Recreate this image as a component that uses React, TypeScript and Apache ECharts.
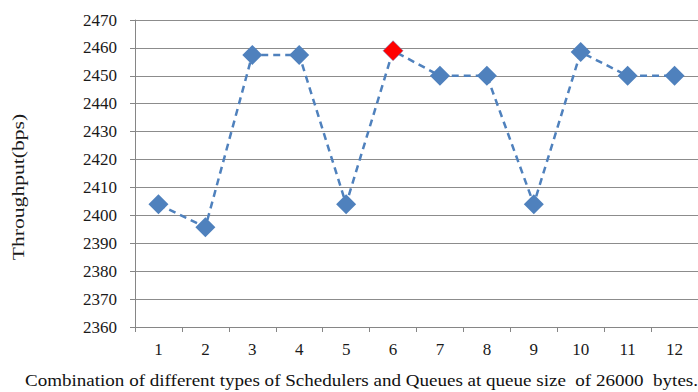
import React, { useEffect, useRef } from "react";
import * as echarts from "echarts";

const categories = ["1", "2", "3", "4", "5", "6", "7", "8", "9", "10", "11", "12"];
const throughput = [2404, 2395.7, 2457.5, 2457.5, 2404, 2459, 2450, 2450, 2404, 2458.5, 2450, 2450];
const highlightIndex = 5;
const yMin = 2360;
const yMax = 2470;
const yStep = 10;
const xTitle = "Combination of different types of Schedulers and Queues at queue size  of 26000  bytes.";
const yTitle = "Throughput(bps)";

export default function App() {
  const ref = useRef<HTMLDivElement>(null);
  useEffect(() => {
    if (!ref.current) return;
    const chart = echarts.init(ref.current, null, { renderer: "svg" });
    const font = "Liberation Serif";
    chart.setOption({
      animation: false,
      grid: { left: 135, top: 20, width: 571, height: 307 },
      xAxis: {
        type: "category",
        data: categories,
        boundaryGap: true,
        axisLine: { lineStyle: { color: "#868686", width: 1 } },
        axisTick: { show: true, length: 5, lineStyle: { color: "#868686" } },
        axisLabel: { color: "#1a1a1a", fontFamily: font, fontSize: 17, margin: 14 },
        splitLine: { show: false },
      },
      yAxis: {
        type: "value",
        min: yMin,
        max: yMax,
        interval: yStep,
        axisLine: { show: true, lineStyle: { color: "#868686", width: 1 } },
        axisTick: { show: true, length: 5, lineStyle: { color: "#868686" } },
        axisLabel: {
          color: "#1a1a1a",
          fontFamily: font,
          fontSize: 17,
          margin: 18,
          formatter: (v: number) => String(v),
        },
        splitLine: { show: true, lineStyle: { color: "#8c8c8c", width: 1 } },
      },
      series: [
        {
          type: "line",
          data: throughput.map((v, i) =>
            i === highlightIndex
              ? { value: v, itemStyle: { color: "#FF0000", borderColor: "#5b7fc0", borderWidth: 0.5 } }
              : v
          ),
          symbol: "diamond",
          symbolSize: 20,
          lineStyle: { color: "#4F81BD", width: 2.5, type: [7, 5] },
          itemStyle: { color: "#4F81BD" },
        },
      ],
      graphic: [
        {
          type: "text",
          x: 19,
          y: 187,
          rotation: Math.PI / 2,
          scaleX: 1.35,
          style: {
            text: yTitle,
            fill: "#1a1a1a",
            font: `16px ${font}`,
            align: "center",
            verticalAlign: "middle",
          },
        },
        {
          type: "text",
          x: 25,
          y: 381,
          scaleX: 1.19,
          style: {
            text: xTitle,
            fill: "#111",
            font: `16px ${font}`,
            align: "left",
            verticalAlign: "middle",
          },
        },
      ],
    });
    return () => chart.dispose();
  }, []);
  return <div ref={ref} style={{ width: 698, height: 392, position: "absolute", left: 0, top: 0 }} />;
}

* * * *

** Given exercise **
Make an exact copy of the data above, pictures excluded.

** Answer to this task **
Recreate this image as a component that uses React, TypeScript and Apache ECharts.
import React, { useEffect, useRef } from "react";
import * as echarts from "echarts";

const categories = ["1", "2", "3", "4", "5", "6", "7", "8", "9", "10", "11", "12"];
const throughput = [2404, 2395.7, 2457.5, 2457.5, 2404, 2459, 2450, 2450, 2404, 2458.5, 2450, 2450];
const highlightIndex = 5;
const yMin = 2360;
const yMax = 2470;
const yStep = 10;
const xTitle = "Combination of different types of Schedulers and Queues at queue size  of 26000  bytes.";
const yTitle = "Throughput(bps)";

export default function App() {
  const ref = useRef<HTMLDivElement>(null);
  useEffect(() => {
    if (!ref.current) return;
    const chart = echarts.init(ref.current, null, { renderer: "svg" });
    const font = "Liberation Serif";
    chart.setOption({
      animation: false,
      grid: { left: 135, top: 20, width: 571, height: 307 },
      xAxis: {
        type: "category",
        data: categories,
        boundaryGap: true,
        axisLine: { lineStyle: { color: "#868686", width: 1 } },
        axisTick: { show: true, length: 5, lineStyle: { color: "#868686" } },
        axisLabel: { color: "#1a1a1a", fontFamily: font, fontSize: 17, margin: 14 },
        splitLine: { show: false },
      },
      yAxis: {
        type: "value",
        min: yMin,
        max: yMax,
        interval: yStep,
        axisLine: { show: true, lineStyle: { color: "#868686", width: 1 } },
        axisTick: { show: true, length: 5, lineStyle: { color: "#868686" } },
        axisLabel: {
          color: "#1a1a1a",
          fontFamily: font,
          fontSize: 17,
          margin: 18,
          formatter: (v: number) => String(v),
        },
        splitLine: { show: true, lineStyle: { color: "#8c8c8c", width: 1 } },
      },
      series: [
        {
          type: "line",
          data: throughput.map((v, i) =>
            i === highlightIndex
              ? { value: v, itemStyle: { color: "#FF0000", borderColor: "#5b7fc0", borderWidth: 0.5 } }
              : v
          ),
          symbol: "diamond",
          symbolSize: 20,
          lineStyle: { color: "#4F81BD", width: 2.5, type: [7, 5] },
          itemStyle: { color: "#4F81BD" },
        },
      ],
      graphic: [
        {
          type: "text",
          x: 19,
          y: 187,
          rotation: Math.PI / 2,
          scaleX: 1.35,
          style: {
            text: yTitle,
            fill: "#1a1a1a",
            font: `16px ${font}`,
            align: "center",
            verticalAlign: "middle",
          },
        },
        {
          type: "text",
          x: 25,
          y: 381,
          scaleX: 1.19,
          style: {
            text: xTitle,
            fill: "#111",
            font: `16px ${font}`,
            align: "left",
            verticalAlign: "middle",
          },
        },
      ],
    });
    return () => chart.dispose();
  }, []);
  return <div ref={ref} style={{ width: 698, height: 392, position: "absolute", left: 0, top: 0 }} />;
}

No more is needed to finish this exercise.